I'm consistently mystified by scouting reports that break down most tools at 50+ and then rate the dude a 40, in line with the lowest of his ratings (and even if his lowest ratings are the most important ones). Either you grade the tools honestly or you don't. You can't have a dude whose game offensive metrics grade out at 40 and 45 and his defensive metrics are 55/60 with 55 speed (implying at moderate CF capability) and then give him a 40.
The raw grades they give you when applied to the real world translate to a guy who is - right now - a plus defender in the corners and an average CF with slightly below average hitting (.240-.250) and maybe 10-ish homers, with upside to .260 with 15-ish homers. In the real world, that current guy is a starting CF on many teams and the fourth outfielder on most others, not a 40 - which is the last guy on the bench - and the FV is an at least average regular.
In other words, that's a 45-50+ projection when you look at what it actually works out to. Whether I agree with their actual numbers is beside the point: their application of their own numbers to the real world is stupid. Either the guy has defensive carrying tools (which their numbers imply) and enough offense to stick and play (again implied by their numbers) or he doesn't, in which case you need to figure out why - and adjust the scouting numbers downward.
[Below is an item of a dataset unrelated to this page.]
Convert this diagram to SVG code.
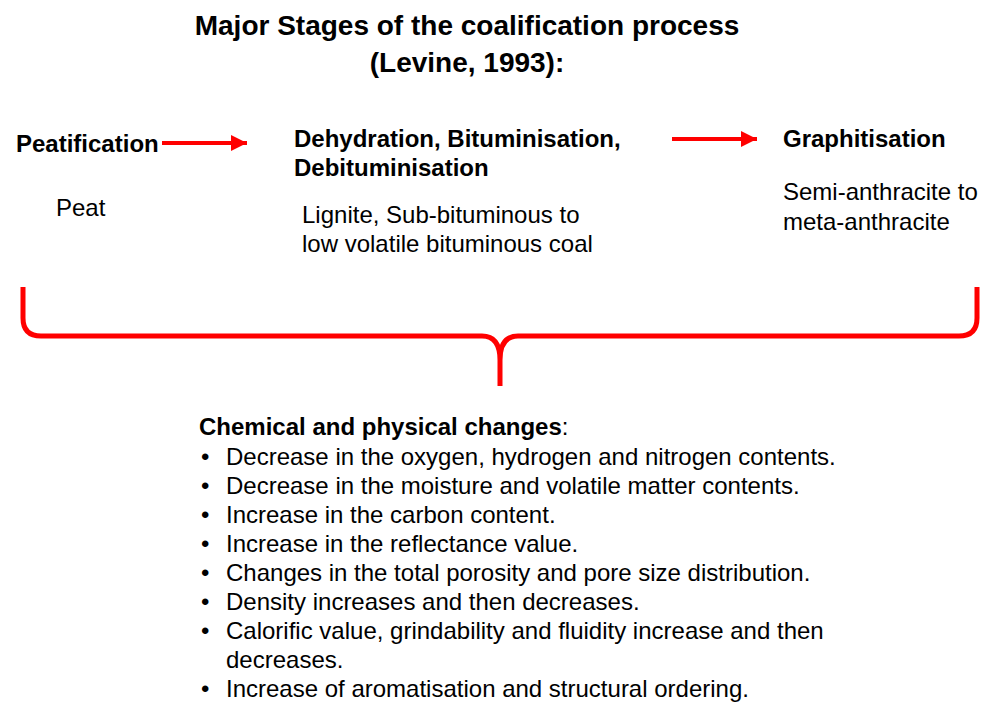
<svg xmlns="http://www.w3.org/2000/svg" width="1000" height="717" viewBox="0 0 1000 717">
<defs>
<style>
text{font-family:"Liberation Sans",Arial,sans-serif;fill:#000}
.t{font-size:28px;font-weight:bold}
.h{font-size:24px;font-weight:bold}
.r{font-size:24px}
.b{font-weight:bold}
.red{stroke:#f00;fill:none}
</style>
<marker id="ah" markerWidth="4" markerHeight="4" refX="4" refY="2" orient="auto" markerUnits="strokeWidth">
<path d="M0,0 L4,2 L0,4 Z" fill="#f00"/>
</marker>
</defs>
<rect width="1000" height="717" fill="#fff"/>
<g id="title">
<text class="t" x="467" y="35" text-anchor="middle">Major Stages of the coalification process</text>
<text class="t" x="467" y="72" text-anchor="middle">(Levine, 1993):</text>
</g>
<g id="peatification">
<text class="h" x="16" y="152">Peatification</text>
<text class="r" x="56" y="216">Peat</text>
</g>
<g id="dehydration">
<text class="h" x="294" y="147">Dehydration, Bituminisation,</text>
<text class="h" x="294" y="176">Debituminisation</text>
<text class="r" x="302" y="223">Lignite, Sub-bituminous to</text>
<text class="r" x="302" y="252">low volatile bituminous coal</text>
</g>
<g id="graphitisation">
<text class="h" x="783" y="147">Graphitisation</text>
<text class="r" x="783" y="200">Semi-anthracite to</text>
<text class="r" x="783" y="230">meta-anthracite</text>
</g>
<g id="connectors">
<line class="red" x1="162" y1="143" x2="247" y2="143" stroke-width="4" marker-end="url(#ah)"/>
<line class="red" x1="672" y1="139" x2="757" y2="139" stroke-width="4" marker-end="url(#ah)"/>
<path class="red" stroke-width="5" d="M23,287 L23,318 Q23,336 41,336 L482,336 Q500,336 500,360 L500,386 M500,360 Q500,336 518,336 L959,336 Q977,336 977,318 L977,287"/>
</g>
<g id="changes">
<text class="r" x="199" y="435"><tspan class="b">Chemical and physical changes</tspan>:</text>
<text class="r" x="201" y="465">•</text><text class="r" x="226" y="465">Decrease in the oxygen, hydrogen and nitrogen contents.</text>
<text class="r" x="201" y="494">•</text><text class="r" x="226" y="494">Decrease in the moisture and volatile matter contents.</text>
<text class="r" x="201" y="523">•</text><text class="r" x="226" y="523">Increase in the carbon content.</text>
<text class="r" x="201" y="552">•</text><text class="r" x="226" y="552">Increase in the reflectance value.</text>
<text class="r" x="201" y="581">•</text><text class="r" x="226" y="581">Changes in the total porosity and pore size distribution.</text>
<text class="r" x="201" y="610">•</text><text class="r" x="226" y="610">Density increases and then decreases.</text>
<text class="r" x="201" y="639">•</text><text class="r" x="226" y="639">Calorific value, grindability and fluidity increase and then</text>
<text class="r" x="226" y="668">decreases.</text>
<text class="r" x="201" y="697">•</text><text class="r" x="226" y="697">Increase of aromatisation and structural ordering.</text>
</g>
</svg>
For example, right now the difference between that scouting grade and Robles at present is that Robles would be a 35 hit tool, 35 game power, and slightly rearranged metrics defensively. Which profiles to exactly what he is: a defensively capable outfielder who doesn't hit enough to be worth a lineup spot. He's a 40 right now: a guy who is good to have on the bench but you don't ever want him batting.